Considérant que, de par les effets de l’industrie moderne et de l’appui « logique » que procure le pouvoir aux détenteurs de la propriété et des instruments de production, il y a antagonisme permanent entre le Capital et le Travail ;

Que, de ce fait, deux classes bien distinctes et irréconciliables sont en présence : d’un côté, ceux qui détiennent le Capital, de l’autre les Producteurs qui sont les créateurs de toutes les richesses, puisque le Capital ne se constitue que par un prélèvement effectué au détriment du Travail ;

Pour ces raisons, les prolétaires doivent donc se faire un devoir de mettre en application l’axiome de l’Internationale : « L’ÉMANCIPATION DES TRAVAILLEURS NE PEUT ÊTRE QUE L’ŒUVRE DES TRAVAILLEURS EUX-MEMES » ;

Considérant que, pour atteindre ce but, de toutes les formes de groupement le syndicat est la meilleure, attendu qu’il est un groupement d’intérêts coalisant les exploités devant l’ennemi commun : le capitaliste ; que par cela même il rallie dans son sein tous les producteurs de quelque opinion ou conception philosophique, politique ou religieuse qu’ils se réclament ;

Considérant également que si le syndicat se cantonnait dans un isolement regrettable, il commettrait fatalement (toutes proportions gardées) la même erreur que le travailleur isolé et qu’il manquerait ainsi à la pratique de la solidarité ; il y a donc nécessité que tous les producteurs s’unissent d’abord dans le syndicat et, ce premier acte réalisé, complètent l’œuvre syndicale en faisant adhérer leur syndicat à leur Fédération locale ou Bourse du travail, et par le canal de leur union nationale à la Confédération générale du Travail ;

À cette condition seulement, les travailleurs pourront lutter efficacement contre les oppresseurs jusqu’à la complète disparition du salariat et du patronat. »

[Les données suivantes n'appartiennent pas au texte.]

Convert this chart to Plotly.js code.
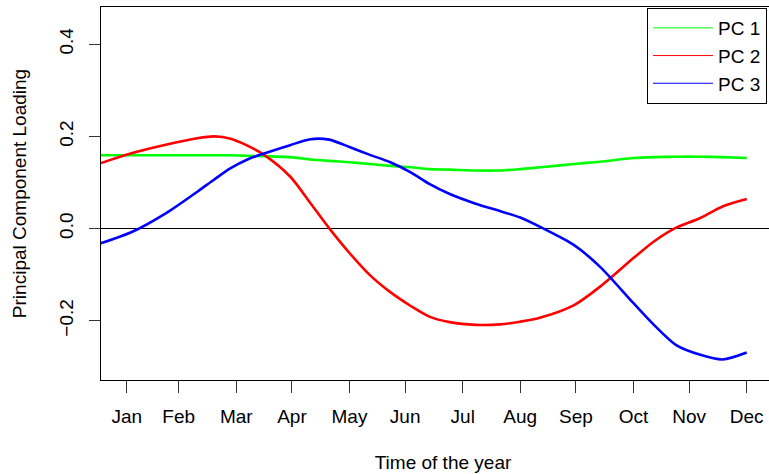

Cette déclaration, qui précise l’orientation syndicale, est, en termes plus ou moins explicites, celle dont se réclament la grande majorité des syndicats. En effet, sur les 5 500 syndicats, les plus actifs, les plus vivants — ceux qu’on qualifie de « syndicats rouges »— sont adhérents à la Confédération du Travail. Celle-ci groupe, en fait, dans sa section des fédérations, 2 600 syndicats et, si l’on tient compte qu’à sa section des Bourses du travail sont groupés nombre de syndicats qui ne sont pas affiliés à une Fédération corporative, on constate que plus des deux tiers des syndicats sont confédérés. Outre les syndicats adhérant seulement à leur Fédération corporative et à leur Bourse du travail, le nombre de ceux adhérant seulement à leur Bourse s’élève à la section des Bourses du travail à environ 900. Ces syndicats, ajoutés aux 2 600 affilés aux Fédérations corporatives, donnent un total de 3 500 syndicats confédérés.